Before the first line of the file is read, a single zero is pushed on the stack; this will never be popped off again. The numbers pushed on the stack will always be strictly increasing from bottom to top. At the beginning of each logical line, the line’s indentation level is compared to the top of the stack. If it is equal, nothing happens. If it is larger, it is pushed on the stack, and one INDENT token is generated. If it is smaller, it must be one of the numbers occurring on the stack; all numbers on the stack that are larger are popped off, and for each number popped off a DEDENT token is generated. At the end of the file, a DEDENT token is generated for each number remaining on the stack that is larger than zero.

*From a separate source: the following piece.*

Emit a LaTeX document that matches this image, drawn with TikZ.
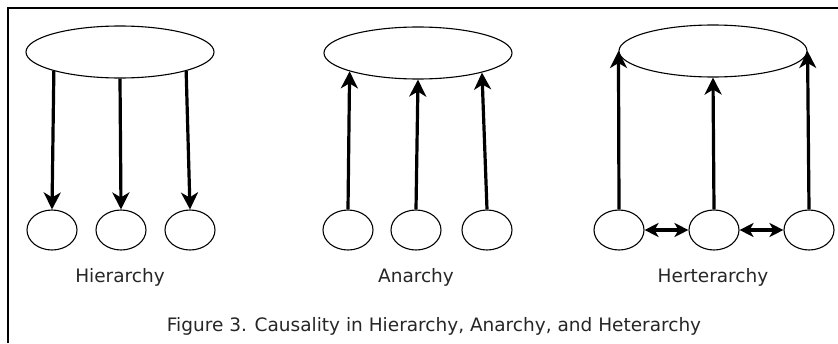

I've tried to understand the DEDENT section,but failed to,could somebody give a better explanation than the referenced?


Solution

  • As Python sometimes is easier than English, here is a rough translation of this description to Python. You can see real-world parser (written by myself) that works like this here.

    import re
    code = """
    for i in range(10):
       if i % 2 == 0:
         print(i)
       print("Next number")
    print("That's all")
    
    for i in range(10):
       if i % 2 == 0:
           print(i)
    print("That's all again)
    
    for i in range(10):
       if i % 2 == 0:
          print(i)
      print("That's all")
    """
    def get_indent(s) -> int:
        m = re.match(r' *', s)
        return len(m.group(0))
    def add_token(token):
        print(token)
    INDENT="indent"
    DEDENT="dedent"
    indent_stack = [0]
    # Before the first line of the file is read, a single zero is pushed on the stack
    for line in code.splitlines():
        print("processing line:", line)
        indent = get_indent(line)
        # At the beginning of each logical line, the line’s 
        # indentation level is compared to the top of the stack. 
        if indent > indent_stack[-1]:
            # If it is larger, it is pushed on the stack, 
            # and one INDENT token is generated.
            add_token(INDENT)
            indent_stack.append(indent)
        elif indent < indent_stack[-1]:
            while indent < indent_stack[-1]:
                #  If it is smaller, ...
                # all numbers on the stack that are larger are popped off,
                # and for each number popped off a DEDENT token is generated.
                add_token(DEDENT)
                indent_stack.pop()
            if indent != indent_stack[-1]:
                # it must be one of the numbers occurring on the stack; 
                raise IndentationError
    while indent_stack[-1]>0:
         # At the end of the file, a DEDENT token is generated for each number 
         # remaining on the stack that is larger than zero.
         add_token(DEDENT)
         indent_stack.pop()
    

    Here is the output:

    processing line: 
    processing line: for i in range(10):
    processing line:    if i % 2 == 0:
    indent
    processing line:      print(i)
    indent
    processing line:    print("Next number")
    dedent
    processing line: print("That's all")
    dedent
    processing line: 
    processing line: for i in range(10):
    processing line:    if i % 2 == 0:
    indent
    processing line:        print(i)
    indent
    processing line: print("That's all again)
    dedent
    dedent
    processing line: 
    processing line: for i in range(10):
    processing line:    if i % 2 == 0:
    indent
    processing line:       print(i)
    indent
    processing line:   print("That's all")
    dedent
    dedent
      File "<string>", line unknown
    IndentationError